И они заржали как лошади, и я вместе с ними. Постепенно я узнавал все больше. Например, понял, что нас много, но не все стали такими, как я, после того как один ребенок убил другого. Брат дедушки, мальчик, сидящий у него на руках, кивнул головой, словно прочитав мои мысли. Я услышал его шепот, шепот взрослого человека, исходивший из живота, так как он продолжал спать. «Но мы самые главные, мы — избранные». Этого хватило, чтобы я проникся презрением ко всем остальным искусителям, даже к членам моей семьи.
— Но не являемся ли мы частью той силы, что вечно хочет зла и вечно совершает благо? [53] — спросил я с иронией.
Как же они хохотали! Мои близкие. Моя настоящая семья. Хотя… между нами вдруг промелькнула тень недоверия. Я чувствовал, как они смиряются с этим.
— О чем ты? Мы же не наказывали Фишмана, а награждали его, — раздался со стороны дверей голос Боно.
Мне казалось, что они ждут еще одного вопроса. Я решил немного подразнить их.
— Среди нас нет места для таких, как Фишман?
— Месть — это привилегия духов, — процитировал кого-то отец, а я не мог понять, о какой мести он говорит. — Тот, кто изведал пищу мертвых, не имеет права вернуться в мир живых. (Это он про Фишмана?) — Я разозлился, потому что не мог вспомнить, откуда он взял эти слова.
Но кое-что продолжает оставаться для меня неясным. Я должен это обдумать или, нет, лучше подожду, пока все не прояснится само собой. Хотя где-то я уже определенно слышал такую фразу. Но, будучи человеком, я не имел права понять истинный смысл сказанного отцом. А будучи демоном? Я же демон. Или кто-то в этом роде. Пожалуй, как демону, мне нет до этого никакого дела.
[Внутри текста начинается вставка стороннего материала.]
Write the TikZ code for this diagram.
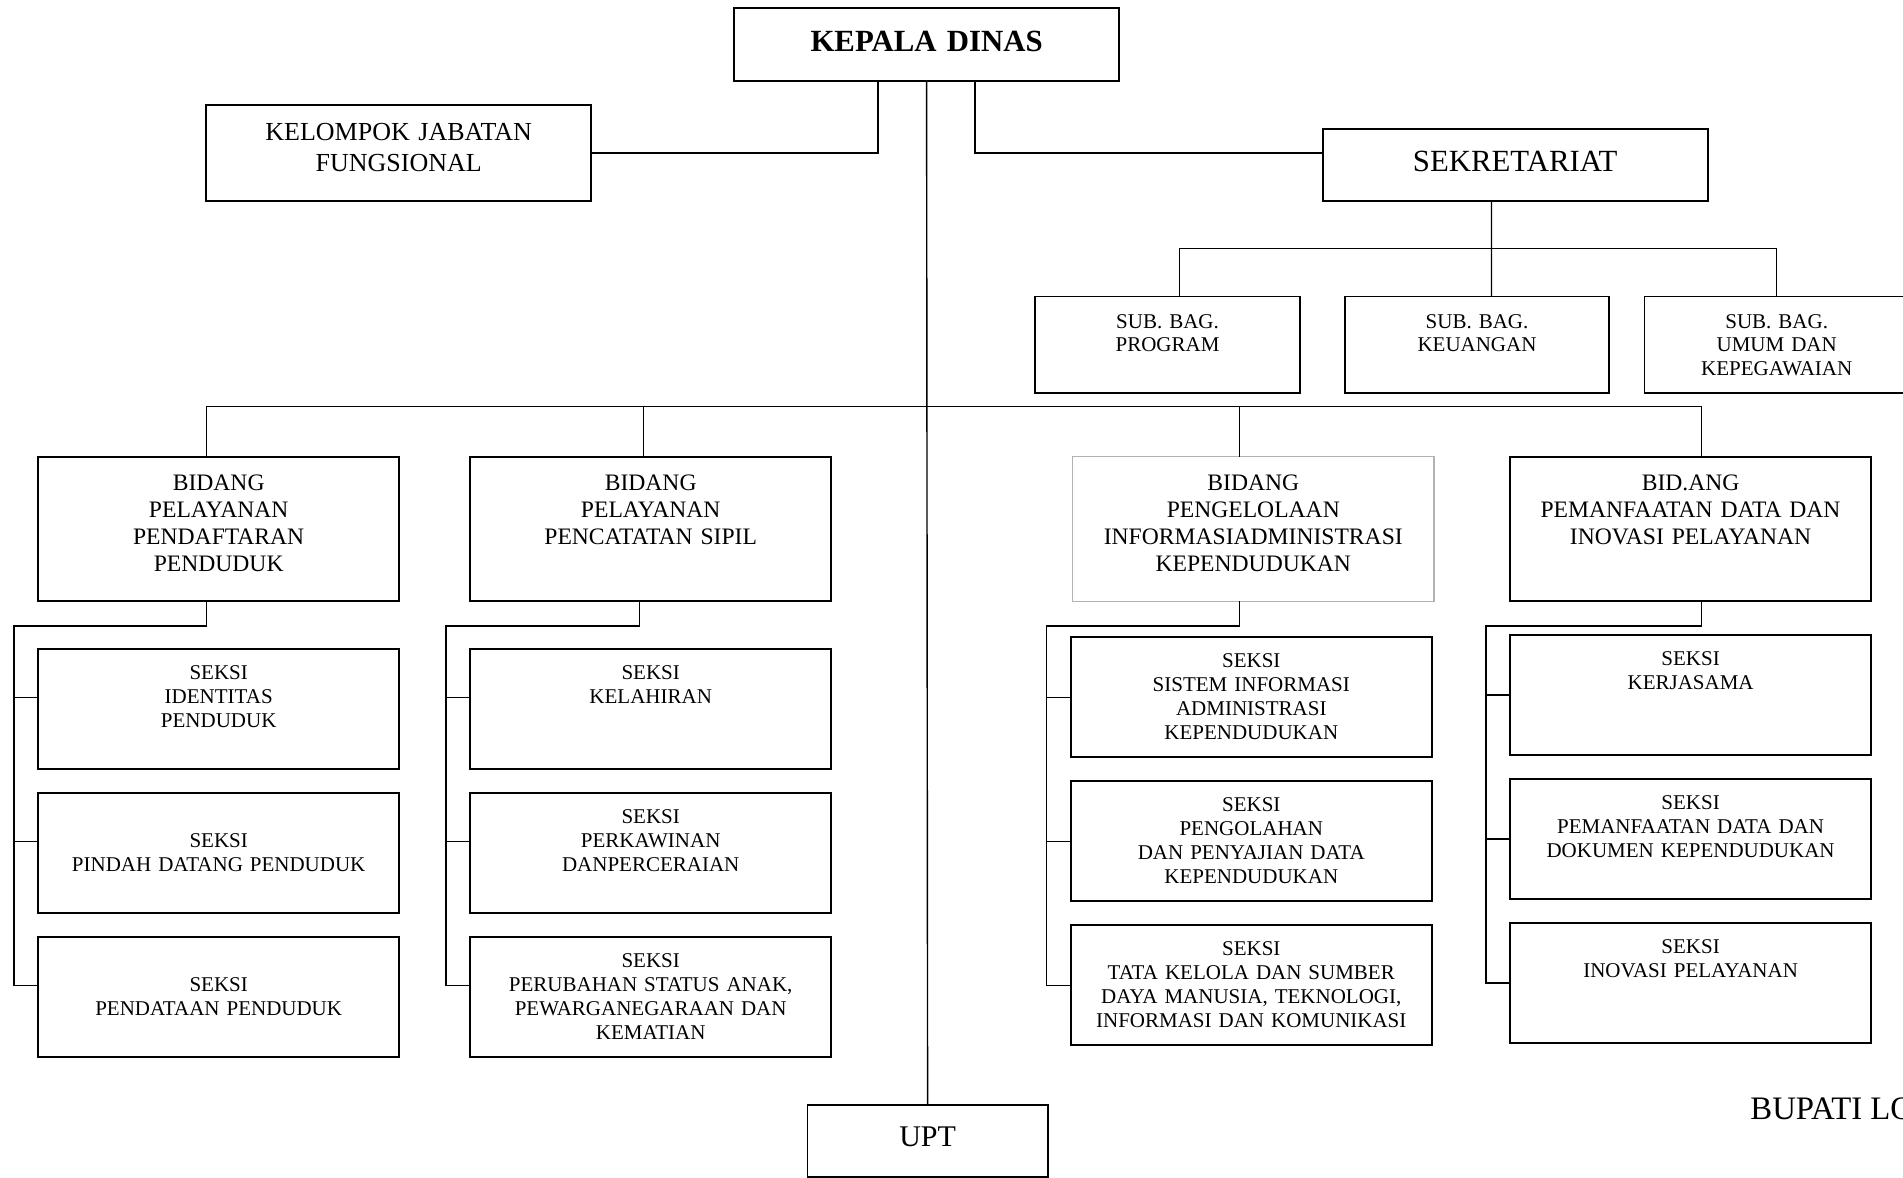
\documentclass[tikz,border=0pt]{standalone}
\usepackage{fontspec}
\setmainfont{Liberation Serif}
\usetikzlibrary{positioning}

\begin{document}
\begin{tikzpicture}
   [x=0.5pt,y=-0.5pt,
    box/.style={rectangle,draw,line width=0.9pt,inner sep=0pt,outer sep=0pt,
      align=center,anchor=north},
    link/.style={line width=0.7pt},
    head/.style={box,minimum width=192.5pt,text width=186pt},
    bidang/.style={box,minimum width=180.6pt,text width=174pt,
      text height=17pt,text depth=55.2pt,font=\fontsize{11.8}{13.5}\selectfont},
    seksi/.style={box,minimum width=180.6pt,text width=174pt,
      text height=15pt,text depth=45pt,font=\fontsize{10.5}{12}\selectfont},
    lower/.style={text height=27pt,text depth=33pt},
    subbag/.style={box,minimum width=132.3pt,text width=126pt,
      text height=15.75pt,text depth=32.55pt,font=\fontsize{10.5}{11.8}\selectfont}]

\useasboundingbox (0,0) rectangle (1903,1178);

\node [head,text height=21.7pt,text depth=14.6pt,font=\bfseries\fontsize{15.4}{18}\selectfont]
  (kd) at (926.6,8.3) {KEPALA DINAS};
\node [head,text height=17.6pt,text depth=30.4pt,font=\fontsize{13}{15.5}\selectfont]
  (kjf) at (398.7,105) {KELOMPOK JABATAN\\FUNGSIONAL};
\node [head,text height=21pt,text depth=15pt,font=\fontsize{15.4}{18}\selectfont]
  (sek) at (1515.2,129) {SEKRETARIAT};

\node [subbag] (sb1) at (1167.5,296.5) {SUB. BAG.\\PROGRAM};
\node [subbag] (sb2) at (1477,296.5) {SUB. BAG.\\KEUANGAN};
\node [subbag] (sb3) at (1776.7,296.5) {SUB. BAG.\\UMUM DAN\\KEPEGAWAIAN};

\node [bidang] (b1) at (218.7,456.7) {BIDANG\\PELAYANAN\\PENDAFTARAN\\PENDUDUK};
\node [bidang] (b2) at (650.7,456.7) {BIDANG\\PELAYANAN\\PENCATATAN SIPIL};
\node [bidang,draw=gray!60,line width=0.6pt] (b3) at (1253.3,456.7)
  {BIDANG\\PENGELOLAAN\\INFORMASIADMINISTRASI\\KEPENDUDUKAN};
\node [bidang] (b4) at (1690.6,456.7) {BID.ANG\\PEMANFAATAN DATA DAN\\INOVASI PELAYANAN};

\node [seksi,below=24.1pt of b1] (s11) {SEKSI\\IDENTITAS\\PENDUDUK};
\node [seksi,lower,below=12pt of s11] (s12) {SEKSI\\PINDAH DATANG PENDUDUK};
\node [seksi,lower,below=12pt of s12] (s13) {SEKSI\\PENDATAAN PENDUDUK};

\node [seksi,below=24.1pt of b2] (s21) {SEKSI\\KELAHIRAN};
\node [seksi,below=12pt of s21] (s22) {SEKSI\\PERKAWINAN\\DANPERCERAIAN};
\node [seksi,below=12pt of s22] (s23) {SEKSI\\PERUBAHAN STATUS ANAK,\\PEWARGANEGARAAN DAN\\KEMATIAN};

\node [seksi,below=18.1pt of b3,xshift=-1pt] (s31) {SEKSI\\SISTEM INFORMASI\\ADMINISTRASI\\KEPENDUDUKAN};
\node [seksi,below=12pt of s31] (s32) {SEKSI\\PENGOLAHAN\\DAN PENYAJIAN DATA\\KEPENDUDUKAN};
\node [seksi,below=12pt of s32] (s33) {SEKSI\\TATA KELOLA DAN SUMBER\\DAYA MANUSIA, TEKNOLOGI,\\INFORMASI DAN KOMUNIKASI};

\node [seksi,below=17pt of b4] (s41) {SEKSI\\KERJASAMA};
\node [seksi,below=12pt of s41] (s42) {SEKSI\\PEMANFAATAN DATA DAN\\DOKUMEN KEPENDUDUKAN};
\node [seksi,below=12pt of s42] (s43) {SEKSI\\INOVASI PELAYANAN};

\node [box,minimum width=120.2pt,text width=114pt,text height=20.5pt,text depth=15.3pt,
  font=\fontsize{15}{18}\selectfont] (upt) at (927.6,1105) {UPT};
\node [anchor=base west,inner sep=0pt,font=\fontsize{16.4}{19}\selectfont]
  (bupati) at (1750,1119.3) {BUPATI LO};

\draw [link] ([xshift=-24.25pt]kd.south) |- (kjf.east);
\draw [link] ([xshift=24.25pt]kd.south) |- (sek.west |- kjf.east);
\draw [link] (kd.south) -- (upt.north);

\draw [link] ([xshift=-11.85pt]sek.south) -- ([xshift=7.25pt]sb2.north);
\draw [link] ([xshift=6.05pt]sb1.north) -- ++(0,24pt) -| (sb3.north);

\draw [link] ([xshift=-6.2pt]b1.north) -- ++(0,25pt) -| ([xshift=5.35pt]b4.north);
\draw [link] ([xshift=-3.75pt]b2.north) -- ++(0,25pt);
\draw [link] ([xshift=-7.05pt]b3.north) -- ++(0,25pt);

\draw [link] ([xshift=-6.2pt]b1.south) -- ++(0,-12.5pt) -| ([xshift=-12pt,yshift=6pt]s13.west) -- ([yshift=6pt]s13.west);
\draw [link] ([yshift=6pt]s11.west) -- ++(-12pt,0);
\draw [link] ([yshift=6pt]s12.west) -- ++(-12pt,0);

\draw [link] ([xshift=-5.55pt]b2.south) -- ++(0,-12.5pt) -| ([xshift=-12pt,yshift=6pt]s23.west) -- ([yshift=6pt]s23.west);
\draw [link] ([yshift=6pt]s21.west) -- ++(-12pt,0);
\draw [link] ([yshift=6pt]s22.west) -- ++(-12pt,0);

\draw [link] ([xshift=-7.05pt]b3.south) -- ++(0,-12.5pt) -| ([xshift=-12pt]s33.west) -- (s33.west);
\draw [link] (s31.west) -- ++(-12pt,0);
\draw [link] (s32.west) -- ++(-12pt,0);

\draw [link] ([xshift=5.35pt]b4.south) -- ++(0,-12.5pt) -| ([xshift=-12pt]s43.west) -- (s43.west);
\draw [link] (s41.west) -- ++(-12pt,0);
\draw [link] (s42.west) -- ++(-12pt,0);
\end{tikzpicture}
\end{document}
Они снова посмеялись надо мной. Я ощутил их нетерпение. Они ждут, когда же я задам вопрос. Что ж, пускай подождут. Как раз в эту минуту мой отец думает, что мне пора поспешить, так как работы много, цивилизованному обществу (об остальных не стоит беспокоиться, «развитые страны» уже развратили их и обрекли на гибель) пора одобрить право каждой женщины на аборты, потому что сколько еще можно откладывать решение этой проблемы?
Ладно, спрошу, с ними лучше не связываться, по крайней мере, до тех пор, пока я не узнаю все.
— Если мы находимся тут, значит, что и Он существует?
Вздох облегчения. Они растаяли в воздухе. Исчезая, мой отец подумал, что щенок все же не слишком сообразителен.
Они не могли мне ответить. И правду, и ложь я одинаково счел бы ложью. Не важно, что происходит на самом деле. Такова моя судьба — отныне и на веки веков. Хотя, в сущности, какая разница? Я должен работать на Земле, а не в далеком космосе. Не думаю, что должен бороться с какой-то еще силой, доброй или злой, вечной или сиюминутной, могущественной или ущербной. Моя задача проста: выбить у людей из головы веру в существование чего-то, более совершенного, чем они. Чего бы то ни было, даже меня.
Что ж, хорошего понемножку. За работу. Как раз в эту минуту какой-то мужчина объясняет другому, что сотворение Адама из глины, по сути, являлось первым клонированием. Он поправился: актом клонирования. Любопытно. Уже лечу.
А как же Фишман? Не знаю. Однажды какой-то черт рассказал мне, что собственными ушами слышал, будто, когда мой шеф умирал, со всех сторон послышался голос, страшный, но спокойный, от которого содрогнулись основы Неба: «Лапы прочь! Чья жизнь в стремлениях прошла, Того спасти мы можем» [54].